> **Task brief**: Give again only the lines beginning with the one that contains "Recreate this image" and ending with the one that contains "plt.rcParams['font.family'] = ['Roboto', 'DejaVu"; include both of those lines.

Dataset records:

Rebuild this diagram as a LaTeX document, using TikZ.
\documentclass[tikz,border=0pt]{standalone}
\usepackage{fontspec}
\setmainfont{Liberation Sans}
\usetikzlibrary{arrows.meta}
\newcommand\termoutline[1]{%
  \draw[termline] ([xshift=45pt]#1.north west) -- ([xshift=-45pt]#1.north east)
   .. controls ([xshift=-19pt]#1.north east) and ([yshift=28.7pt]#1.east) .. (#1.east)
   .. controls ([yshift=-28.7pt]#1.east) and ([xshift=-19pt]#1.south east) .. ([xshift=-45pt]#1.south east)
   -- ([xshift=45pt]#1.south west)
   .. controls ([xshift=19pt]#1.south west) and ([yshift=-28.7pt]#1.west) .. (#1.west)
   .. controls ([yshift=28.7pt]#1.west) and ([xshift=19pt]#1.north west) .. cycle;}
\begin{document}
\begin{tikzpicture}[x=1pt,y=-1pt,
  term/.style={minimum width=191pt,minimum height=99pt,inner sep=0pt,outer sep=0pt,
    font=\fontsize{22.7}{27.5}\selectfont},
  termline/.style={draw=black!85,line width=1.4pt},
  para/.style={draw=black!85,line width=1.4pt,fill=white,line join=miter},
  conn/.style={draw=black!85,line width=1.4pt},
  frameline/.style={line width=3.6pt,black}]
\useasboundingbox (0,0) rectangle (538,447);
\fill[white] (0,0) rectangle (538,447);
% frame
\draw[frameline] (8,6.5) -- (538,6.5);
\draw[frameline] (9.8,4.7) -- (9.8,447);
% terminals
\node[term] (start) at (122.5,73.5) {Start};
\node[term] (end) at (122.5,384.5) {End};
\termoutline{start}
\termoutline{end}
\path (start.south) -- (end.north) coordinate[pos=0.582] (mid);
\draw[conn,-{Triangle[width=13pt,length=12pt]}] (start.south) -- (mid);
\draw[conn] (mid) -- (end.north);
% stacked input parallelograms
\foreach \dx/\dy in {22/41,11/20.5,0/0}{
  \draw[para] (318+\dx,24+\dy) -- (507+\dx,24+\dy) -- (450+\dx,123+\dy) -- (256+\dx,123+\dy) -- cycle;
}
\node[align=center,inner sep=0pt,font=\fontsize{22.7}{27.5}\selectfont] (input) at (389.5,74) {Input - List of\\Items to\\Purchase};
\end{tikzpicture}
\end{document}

* * *

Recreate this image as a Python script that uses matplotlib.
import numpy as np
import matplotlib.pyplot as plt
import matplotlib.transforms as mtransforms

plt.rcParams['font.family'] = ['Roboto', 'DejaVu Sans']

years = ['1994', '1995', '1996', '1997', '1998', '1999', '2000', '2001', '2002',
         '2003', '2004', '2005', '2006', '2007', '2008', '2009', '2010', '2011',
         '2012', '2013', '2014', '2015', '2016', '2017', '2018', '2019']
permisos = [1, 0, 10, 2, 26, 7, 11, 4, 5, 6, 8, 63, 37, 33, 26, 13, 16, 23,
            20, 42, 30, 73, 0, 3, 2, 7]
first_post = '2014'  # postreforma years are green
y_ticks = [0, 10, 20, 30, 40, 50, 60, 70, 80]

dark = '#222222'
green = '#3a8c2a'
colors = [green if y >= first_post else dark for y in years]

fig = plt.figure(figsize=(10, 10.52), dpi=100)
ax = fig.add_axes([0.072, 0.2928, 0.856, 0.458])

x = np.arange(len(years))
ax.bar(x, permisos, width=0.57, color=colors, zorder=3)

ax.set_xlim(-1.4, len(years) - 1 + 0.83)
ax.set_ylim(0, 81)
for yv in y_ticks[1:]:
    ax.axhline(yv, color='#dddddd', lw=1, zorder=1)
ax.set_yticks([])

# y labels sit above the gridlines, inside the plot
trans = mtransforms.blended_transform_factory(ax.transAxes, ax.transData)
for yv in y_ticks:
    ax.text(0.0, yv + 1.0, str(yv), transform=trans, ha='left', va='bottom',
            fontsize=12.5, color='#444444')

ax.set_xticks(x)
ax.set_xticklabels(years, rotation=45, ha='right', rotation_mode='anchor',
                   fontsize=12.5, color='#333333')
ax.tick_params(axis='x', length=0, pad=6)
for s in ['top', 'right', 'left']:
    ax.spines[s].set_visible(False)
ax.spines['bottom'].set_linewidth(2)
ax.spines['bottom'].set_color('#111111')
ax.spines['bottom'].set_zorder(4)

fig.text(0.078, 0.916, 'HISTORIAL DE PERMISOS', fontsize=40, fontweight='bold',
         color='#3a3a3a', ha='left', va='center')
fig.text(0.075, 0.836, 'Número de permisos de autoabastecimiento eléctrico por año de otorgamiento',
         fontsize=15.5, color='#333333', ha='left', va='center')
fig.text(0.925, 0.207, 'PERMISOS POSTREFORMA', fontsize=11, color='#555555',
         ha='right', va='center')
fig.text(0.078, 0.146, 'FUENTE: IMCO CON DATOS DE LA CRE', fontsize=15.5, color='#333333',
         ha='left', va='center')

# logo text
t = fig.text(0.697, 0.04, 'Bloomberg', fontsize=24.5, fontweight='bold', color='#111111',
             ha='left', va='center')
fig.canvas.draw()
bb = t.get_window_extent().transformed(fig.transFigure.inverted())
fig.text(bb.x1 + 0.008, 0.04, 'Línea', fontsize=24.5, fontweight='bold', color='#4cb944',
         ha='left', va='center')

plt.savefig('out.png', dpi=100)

> **Right answer**:
Recreate this image as a Python script that uses matplotlib.
import numpy as np
import matplotlib.pyplot as plt
import matplotlib.transforms as mtransforms

plt.rcParams['font.family'] = ['Roboto', 'DejaVu Sans']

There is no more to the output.